■ Task material
────────────────────

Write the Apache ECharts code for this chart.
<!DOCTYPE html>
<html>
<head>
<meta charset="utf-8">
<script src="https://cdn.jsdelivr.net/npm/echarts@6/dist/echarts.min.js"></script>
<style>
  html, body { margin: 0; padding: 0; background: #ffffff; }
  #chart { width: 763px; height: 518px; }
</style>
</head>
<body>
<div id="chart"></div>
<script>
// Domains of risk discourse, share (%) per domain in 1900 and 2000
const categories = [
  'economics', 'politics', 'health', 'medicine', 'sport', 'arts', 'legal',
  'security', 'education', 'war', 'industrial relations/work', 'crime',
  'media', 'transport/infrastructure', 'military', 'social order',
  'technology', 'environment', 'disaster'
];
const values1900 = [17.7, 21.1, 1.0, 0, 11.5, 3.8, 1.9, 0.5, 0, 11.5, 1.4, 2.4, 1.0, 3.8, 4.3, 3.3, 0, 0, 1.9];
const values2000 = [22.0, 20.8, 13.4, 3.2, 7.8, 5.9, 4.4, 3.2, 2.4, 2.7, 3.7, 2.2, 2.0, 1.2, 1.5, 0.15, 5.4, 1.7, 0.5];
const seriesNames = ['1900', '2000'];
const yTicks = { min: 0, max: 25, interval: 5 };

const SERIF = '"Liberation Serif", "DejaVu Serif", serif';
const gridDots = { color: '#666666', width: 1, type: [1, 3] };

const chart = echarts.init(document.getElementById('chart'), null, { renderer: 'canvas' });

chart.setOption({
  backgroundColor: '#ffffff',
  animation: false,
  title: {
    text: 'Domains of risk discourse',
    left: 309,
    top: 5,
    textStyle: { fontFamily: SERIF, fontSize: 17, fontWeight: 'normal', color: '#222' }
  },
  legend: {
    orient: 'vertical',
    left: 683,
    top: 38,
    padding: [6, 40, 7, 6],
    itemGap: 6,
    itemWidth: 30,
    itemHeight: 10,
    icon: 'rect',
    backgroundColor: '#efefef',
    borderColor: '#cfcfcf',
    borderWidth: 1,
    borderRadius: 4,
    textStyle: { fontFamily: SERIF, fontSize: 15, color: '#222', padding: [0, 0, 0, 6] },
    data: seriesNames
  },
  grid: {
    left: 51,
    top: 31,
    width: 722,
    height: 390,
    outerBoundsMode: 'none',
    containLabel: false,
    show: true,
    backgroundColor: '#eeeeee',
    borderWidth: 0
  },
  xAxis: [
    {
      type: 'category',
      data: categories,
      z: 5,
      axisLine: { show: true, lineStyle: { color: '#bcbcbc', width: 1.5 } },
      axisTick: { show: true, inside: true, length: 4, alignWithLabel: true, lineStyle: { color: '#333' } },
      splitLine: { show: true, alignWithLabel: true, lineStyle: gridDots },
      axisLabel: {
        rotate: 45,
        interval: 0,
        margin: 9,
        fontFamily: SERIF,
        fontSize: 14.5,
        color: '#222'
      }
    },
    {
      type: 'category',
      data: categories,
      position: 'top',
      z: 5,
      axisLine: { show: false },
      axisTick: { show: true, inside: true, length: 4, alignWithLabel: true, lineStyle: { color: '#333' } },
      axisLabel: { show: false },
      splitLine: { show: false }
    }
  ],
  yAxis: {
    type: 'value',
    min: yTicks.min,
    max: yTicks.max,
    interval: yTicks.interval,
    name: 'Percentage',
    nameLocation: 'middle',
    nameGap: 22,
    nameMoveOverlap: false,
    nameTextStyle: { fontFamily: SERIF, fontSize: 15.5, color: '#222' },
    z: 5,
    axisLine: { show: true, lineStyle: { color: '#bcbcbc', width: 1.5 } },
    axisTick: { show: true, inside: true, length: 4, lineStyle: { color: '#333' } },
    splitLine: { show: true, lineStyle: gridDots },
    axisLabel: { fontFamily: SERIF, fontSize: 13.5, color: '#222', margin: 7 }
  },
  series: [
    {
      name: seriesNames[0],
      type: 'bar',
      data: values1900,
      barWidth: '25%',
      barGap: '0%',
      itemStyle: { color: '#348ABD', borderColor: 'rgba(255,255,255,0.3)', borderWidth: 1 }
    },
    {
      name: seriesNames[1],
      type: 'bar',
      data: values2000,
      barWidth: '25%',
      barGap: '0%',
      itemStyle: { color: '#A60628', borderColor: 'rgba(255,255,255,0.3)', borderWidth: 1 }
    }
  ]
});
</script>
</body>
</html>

────────────────────

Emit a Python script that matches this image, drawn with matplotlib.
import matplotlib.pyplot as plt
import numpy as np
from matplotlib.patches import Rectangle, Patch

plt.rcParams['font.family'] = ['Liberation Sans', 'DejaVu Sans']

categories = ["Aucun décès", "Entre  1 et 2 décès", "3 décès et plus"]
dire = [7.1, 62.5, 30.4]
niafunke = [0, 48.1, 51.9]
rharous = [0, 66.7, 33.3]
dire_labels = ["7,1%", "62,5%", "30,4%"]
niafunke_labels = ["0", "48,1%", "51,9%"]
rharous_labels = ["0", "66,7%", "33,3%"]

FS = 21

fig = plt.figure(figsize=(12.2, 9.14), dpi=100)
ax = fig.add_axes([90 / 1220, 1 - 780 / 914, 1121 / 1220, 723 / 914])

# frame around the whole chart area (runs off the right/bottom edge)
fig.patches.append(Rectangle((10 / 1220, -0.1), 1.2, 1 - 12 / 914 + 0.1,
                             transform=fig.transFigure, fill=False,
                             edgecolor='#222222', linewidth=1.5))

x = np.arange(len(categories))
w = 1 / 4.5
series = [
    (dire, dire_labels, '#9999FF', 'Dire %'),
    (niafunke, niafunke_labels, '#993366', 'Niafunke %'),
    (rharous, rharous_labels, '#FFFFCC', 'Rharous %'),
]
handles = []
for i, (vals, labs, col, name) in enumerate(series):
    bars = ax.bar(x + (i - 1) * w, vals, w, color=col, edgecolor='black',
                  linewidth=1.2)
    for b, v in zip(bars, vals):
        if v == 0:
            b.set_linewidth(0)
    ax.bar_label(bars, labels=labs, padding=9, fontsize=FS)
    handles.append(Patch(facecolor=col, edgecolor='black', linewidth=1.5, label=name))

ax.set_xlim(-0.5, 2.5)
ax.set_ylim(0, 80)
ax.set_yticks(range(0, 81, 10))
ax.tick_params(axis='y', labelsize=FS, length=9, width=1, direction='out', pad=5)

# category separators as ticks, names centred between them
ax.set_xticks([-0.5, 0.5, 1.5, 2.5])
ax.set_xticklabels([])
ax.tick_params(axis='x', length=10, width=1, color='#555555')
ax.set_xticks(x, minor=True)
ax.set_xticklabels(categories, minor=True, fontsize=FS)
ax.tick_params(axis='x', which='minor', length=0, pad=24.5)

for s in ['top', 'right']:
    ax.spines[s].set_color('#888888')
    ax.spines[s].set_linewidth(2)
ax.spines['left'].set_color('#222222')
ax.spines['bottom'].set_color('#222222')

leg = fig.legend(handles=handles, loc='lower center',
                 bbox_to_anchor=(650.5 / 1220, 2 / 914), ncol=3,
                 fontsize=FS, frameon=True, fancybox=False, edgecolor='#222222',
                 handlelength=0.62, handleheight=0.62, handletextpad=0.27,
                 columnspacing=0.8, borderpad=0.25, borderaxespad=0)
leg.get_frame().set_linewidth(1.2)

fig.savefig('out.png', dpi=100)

────────────────────

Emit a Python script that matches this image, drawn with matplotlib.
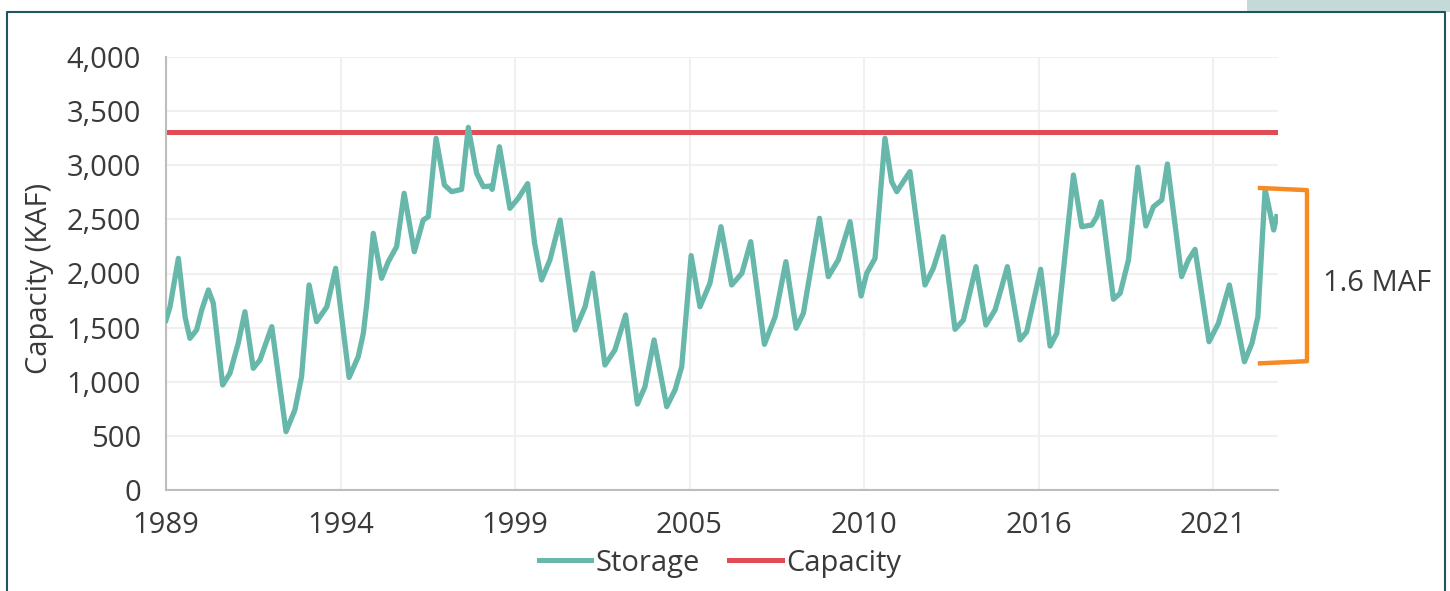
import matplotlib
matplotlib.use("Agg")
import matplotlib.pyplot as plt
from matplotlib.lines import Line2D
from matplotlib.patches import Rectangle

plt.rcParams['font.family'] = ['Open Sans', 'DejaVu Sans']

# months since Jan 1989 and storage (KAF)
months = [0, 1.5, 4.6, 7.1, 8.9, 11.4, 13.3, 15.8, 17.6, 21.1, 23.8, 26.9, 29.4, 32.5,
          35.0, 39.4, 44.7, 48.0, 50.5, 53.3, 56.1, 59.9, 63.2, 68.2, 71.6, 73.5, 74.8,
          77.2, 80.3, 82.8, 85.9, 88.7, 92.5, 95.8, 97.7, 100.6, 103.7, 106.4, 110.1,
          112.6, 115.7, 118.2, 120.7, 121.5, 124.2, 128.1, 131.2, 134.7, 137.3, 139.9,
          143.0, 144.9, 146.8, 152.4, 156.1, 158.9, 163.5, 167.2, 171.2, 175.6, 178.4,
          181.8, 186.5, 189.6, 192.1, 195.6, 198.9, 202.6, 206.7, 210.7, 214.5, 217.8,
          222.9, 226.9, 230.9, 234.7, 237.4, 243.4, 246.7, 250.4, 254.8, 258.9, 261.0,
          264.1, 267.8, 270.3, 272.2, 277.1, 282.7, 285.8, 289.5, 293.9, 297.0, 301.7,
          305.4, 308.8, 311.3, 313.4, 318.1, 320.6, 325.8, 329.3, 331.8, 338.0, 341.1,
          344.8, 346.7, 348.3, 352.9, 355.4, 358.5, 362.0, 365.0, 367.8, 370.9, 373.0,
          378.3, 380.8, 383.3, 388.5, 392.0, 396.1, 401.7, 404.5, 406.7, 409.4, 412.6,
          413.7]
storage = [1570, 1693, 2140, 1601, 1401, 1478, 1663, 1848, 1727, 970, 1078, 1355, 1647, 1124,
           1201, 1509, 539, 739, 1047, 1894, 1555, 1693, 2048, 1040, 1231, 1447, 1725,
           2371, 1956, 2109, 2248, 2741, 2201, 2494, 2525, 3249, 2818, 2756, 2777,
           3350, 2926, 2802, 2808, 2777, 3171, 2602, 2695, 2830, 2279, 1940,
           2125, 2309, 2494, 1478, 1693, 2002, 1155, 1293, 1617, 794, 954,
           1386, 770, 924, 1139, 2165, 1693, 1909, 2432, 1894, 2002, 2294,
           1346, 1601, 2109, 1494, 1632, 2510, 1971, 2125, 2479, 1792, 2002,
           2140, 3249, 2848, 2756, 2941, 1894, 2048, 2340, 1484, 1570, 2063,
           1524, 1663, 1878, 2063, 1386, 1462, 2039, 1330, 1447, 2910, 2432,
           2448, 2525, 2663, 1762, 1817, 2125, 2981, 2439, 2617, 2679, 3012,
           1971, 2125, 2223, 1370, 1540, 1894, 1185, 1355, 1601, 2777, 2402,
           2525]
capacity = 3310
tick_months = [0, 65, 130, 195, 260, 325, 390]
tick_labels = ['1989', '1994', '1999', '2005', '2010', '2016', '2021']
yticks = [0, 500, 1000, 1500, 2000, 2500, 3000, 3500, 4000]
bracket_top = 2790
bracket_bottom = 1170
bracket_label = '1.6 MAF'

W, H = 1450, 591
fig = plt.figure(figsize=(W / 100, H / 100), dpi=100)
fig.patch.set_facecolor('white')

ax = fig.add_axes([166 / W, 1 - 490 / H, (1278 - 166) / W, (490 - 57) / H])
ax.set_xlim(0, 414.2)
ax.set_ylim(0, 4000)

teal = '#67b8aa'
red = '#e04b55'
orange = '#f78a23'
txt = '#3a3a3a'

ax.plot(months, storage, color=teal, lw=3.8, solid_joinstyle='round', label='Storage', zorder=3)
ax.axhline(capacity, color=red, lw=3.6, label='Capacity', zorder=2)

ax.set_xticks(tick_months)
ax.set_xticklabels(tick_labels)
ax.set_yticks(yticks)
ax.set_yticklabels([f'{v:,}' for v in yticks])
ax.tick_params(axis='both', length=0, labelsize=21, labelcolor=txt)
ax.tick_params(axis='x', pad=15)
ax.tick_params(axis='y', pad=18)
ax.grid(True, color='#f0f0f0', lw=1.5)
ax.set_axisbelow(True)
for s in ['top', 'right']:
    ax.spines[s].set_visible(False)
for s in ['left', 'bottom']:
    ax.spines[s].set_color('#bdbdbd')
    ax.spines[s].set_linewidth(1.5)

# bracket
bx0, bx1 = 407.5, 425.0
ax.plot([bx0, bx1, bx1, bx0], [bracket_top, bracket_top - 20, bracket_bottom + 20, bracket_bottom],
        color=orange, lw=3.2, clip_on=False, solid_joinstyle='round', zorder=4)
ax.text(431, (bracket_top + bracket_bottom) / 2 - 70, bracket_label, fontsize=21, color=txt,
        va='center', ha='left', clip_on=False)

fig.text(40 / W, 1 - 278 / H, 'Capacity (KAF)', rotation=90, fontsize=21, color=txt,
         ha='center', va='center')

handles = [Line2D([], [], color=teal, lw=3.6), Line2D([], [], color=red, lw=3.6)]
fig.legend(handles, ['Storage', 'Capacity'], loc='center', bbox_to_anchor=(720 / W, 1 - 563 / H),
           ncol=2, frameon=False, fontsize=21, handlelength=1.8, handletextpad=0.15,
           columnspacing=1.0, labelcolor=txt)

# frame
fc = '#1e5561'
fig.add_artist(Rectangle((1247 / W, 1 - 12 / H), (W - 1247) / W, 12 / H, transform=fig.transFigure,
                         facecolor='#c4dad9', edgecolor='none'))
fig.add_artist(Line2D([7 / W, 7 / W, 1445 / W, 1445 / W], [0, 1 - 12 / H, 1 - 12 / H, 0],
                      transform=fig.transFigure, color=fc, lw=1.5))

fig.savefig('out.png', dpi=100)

────────────────────

Extract every line from the records above that contains the word "matplotlib".

Emit a Python script that matches this image, drawn with matplotlib.
import matplotlib.pyplot as plt
from matplotlib.patches import Rectangle, Patch
Emit a Python script that matches this image, drawn with matplotlib.
import matplotlib
matplotlib.use("Agg")
import matplotlib.pyplot as plt
from matplotlib.lines import Line2D
from matplotlib.patches import Rectangle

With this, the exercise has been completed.